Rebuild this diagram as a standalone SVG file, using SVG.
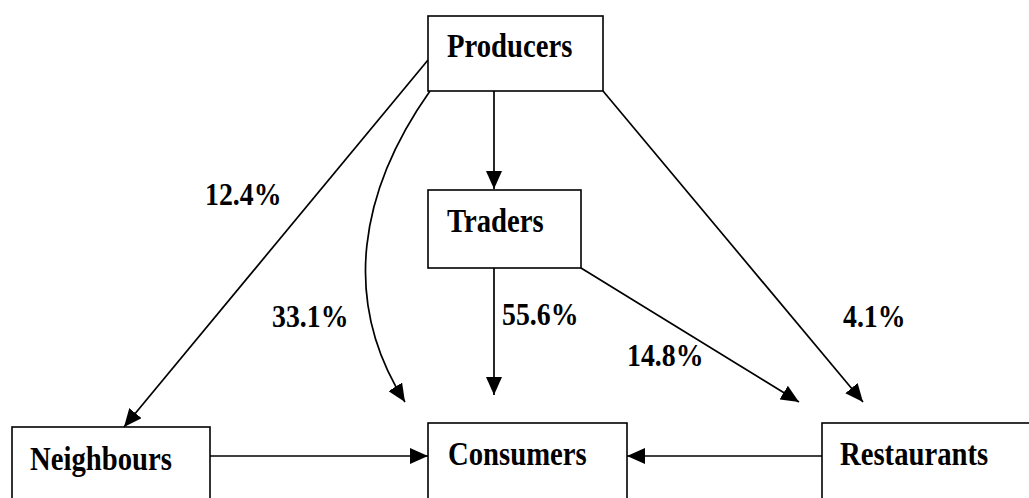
<svg xmlns="http://www.w3.org/2000/svg" width="1029" height="498" viewBox="0 0 1029 498">
<style>
.box{fill:#fff;stroke:#000;stroke-width:1.6}
.lbl{font-family:"Liberation Serif","Times New Roman",serif;font-weight:bold;font-size:28.7px;fill:#000}
.pct{font-family:"Liberation Serif","Times New Roman",serif;font-weight:bold;font-size:27.8px;fill:#000}
.con{fill:none;stroke:#000;stroke-width:1.7}
</style>
<defs>
<marker id="ah" markerUnits="userSpaceOnUse" markerWidth="20" markerHeight="16" refX="18" refY="8" orient="auto">
<path d="M0,0 L18,8 L0,16 Z" fill="#000"/>
</marker>
</defs>
<rect width="1029" height="498" fill="#fff"/>
<g id="connectors">
<line class="con" x1="428" y1="60" x2="124" y2="427" marker-end="url(#ah)"/>
<path class="con" d="M430,91 C360,190 340,300 405,402" marker-end="url(#ah)"/>
<line class="con" x1="494" y1="91" x2="494" y2="189" stroke-width="2.8" marker-end="url(#ah)"/>
<line class="con" x1="494" y1="268" x2="494" y2="395" marker-end="url(#ah)"/>
<line class="con" x1="581" y1="268" x2="799" y2="402" marker-end="url(#ah)"/>
<line class="con" x1="603" y1="91" x2="863" y2="402" marker-end="url(#ah)"/>
<line class="con" x1="210" y1="456" x2="428" y2="456" marker-end="url(#ah)"/>
<line class="con" x1="822" y1="456" x2="627" y2="456" marker-end="url(#ah)"/>
</g>
<g id="producers">
<rect class="box" x="428" y="16" width="175" height="75"/>
<text class="lbl" transform="translate(447,57) scale(1,1.18)">Producers</text>
</g>
<g id="traders">
<rect class="box" x="428" y="190" width="153" height="78"/>
<text class="lbl" transform="translate(447,232) scale(1,1.18)">Traders</text>
</g>
<g id="neighbours">
<rect class="box" x="12" y="427" width="198" height="100"/>
<text class="lbl" transform="translate(30,470) scale(1,1.18)">Neighbours</text>
</g>
<g id="consumers">
<rect class="box" x="428" y="423" width="199" height="100"/>
<text class="lbl" transform="translate(448,465) scale(1,1.18)">Consumers</text>
</g>
<g id="restaurants">
<rect class="box" x="822" y="423" width="230" height="100"/>
<text class="lbl" transform="translate(840,465) scale(1,1.18)">Restaurants</text>
</g>
<g id="labels">
<text class="pct" transform="translate(205,205) scale(1,1.1)">12.4%</text>
<text class="pct" transform="translate(272,327) scale(1,1.1)">33.1%</text>
<text class="pct" transform="translate(502,325) scale(1,1.1)">55.6%</text>
<text class="pct" transform="translate(627,366) scale(1,1.1)">14.8%</text>
<text class="pct" transform="translate(843,327) scale(1,1.1)">4.1%</text>
</g>
</svg>
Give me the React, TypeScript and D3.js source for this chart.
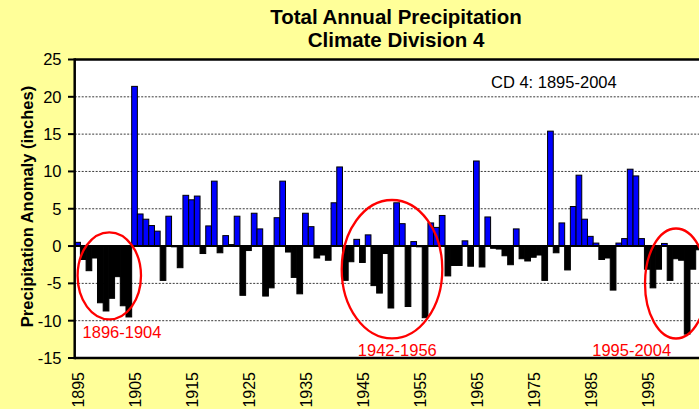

☆ ☆ ☆ ☆ ☆ ☆ ☆

-- TASK INSTRUCTIONS --
Every line above should be returned word for word, with the pictures left behind.

-- RESULT OF THE EXERCISE --
Rebuild this diagram as a standalone SVG file, using SVG.
<svg xmlns="http://www.w3.org/2000/svg" width="1029" height="498" viewBox="0 0 1029 498">
<style>
.box{fill:#fff;stroke:#000;stroke-width:1.6}
.lbl{font-family:"Liberation Serif","Times New Roman",serif;font-weight:bold;font-size:28.7px;fill:#000}
.pct{font-family:"Liberation Serif","Times New Roman",serif;font-weight:bold;font-size:27.8px;fill:#000}
.con{fill:none;stroke:#000;stroke-width:1.7}
</style>
<defs>
<marker id="ah" markerUnits="userSpaceOnUse" markerWidth="20" markerHeight="16" refX="18" refY="8" orient="auto">
<path d="M0,0 L18,8 L0,16 Z" fill="#000"/>
</marker>
</defs>
<rect width="1029" height="498" fill="#fff"/>
<g id="connectors">
<line class="con" x1="428" y1="60" x2="124" y2="427" marker-end="url(#ah)"/>
<path class="con" d="M430,91 C360,190 340,300 405,402" marker-end="url(#ah)"/>
<line class="con" x1="494" y1="91" x2="494" y2="189" stroke-width="2.8" marker-end="url(#ah)"/>
<line class="con" x1="494" y1="268" x2="494" y2="395" marker-end="url(#ah)"/>
<line class="con" x1="581" y1="268" x2="799" y2="402" marker-end="url(#ah)"/>
<line class="con" x1="603" y1="91" x2="863" y2="402" marker-end="url(#ah)"/>
<line class="con" x1="210" y1="456" x2="428" y2="456" marker-end="url(#ah)"/>
<line class="con" x1="822" y1="456" x2="627" y2="456" marker-end="url(#ah)"/>
</g>
<g id="producers">
<rect class="box" x="428" y="16" width="175" height="75"/>
<text class="lbl" transform="translate(447,57) scale(1,1.18)">Producers</text>
</g>
<g id="traders">
<rect class="box" x="428" y="190" width="153" height="78"/>
<text class="lbl" transform="translate(447,232) scale(1,1.18)">Traders</text>
</g>
<g id="neighbours">
<rect class="box" x="12" y="427" width="198" height="100"/>
<text class="lbl" transform="translate(30,470) scale(1,1.18)">Neighbours</text>
</g>
<g id="consumers">
<rect class="box" x="428" y="423" width="199" height="100"/>
<text class="lbl" transform="translate(448,465) scale(1,1.18)">Consumers</text>
</g>
<g id="restaurants">
<rect class="box" x="822" y="423" width="230" height="100"/>
<text class="lbl" transform="translate(840,465) scale(1,1.18)">Restaurants</text>
</g>
<g id="labels">
<text class="pct" transform="translate(205,205) scale(1,1.1)">12.4%</text>
<text class="pct" transform="translate(272,327) scale(1,1.1)">33.1%</text>
<text class="pct" transform="translate(502,325) scale(1,1.1)">55.6%</text>
<text class="pct" transform="translate(627,366) scale(1,1.1)">14.8%</text>
<text class="pct" transform="translate(843,327) scale(1,1.1)">4.1%</text>
</g>
</svg>
Give me the React, TypeScript and D3.js source for this chart.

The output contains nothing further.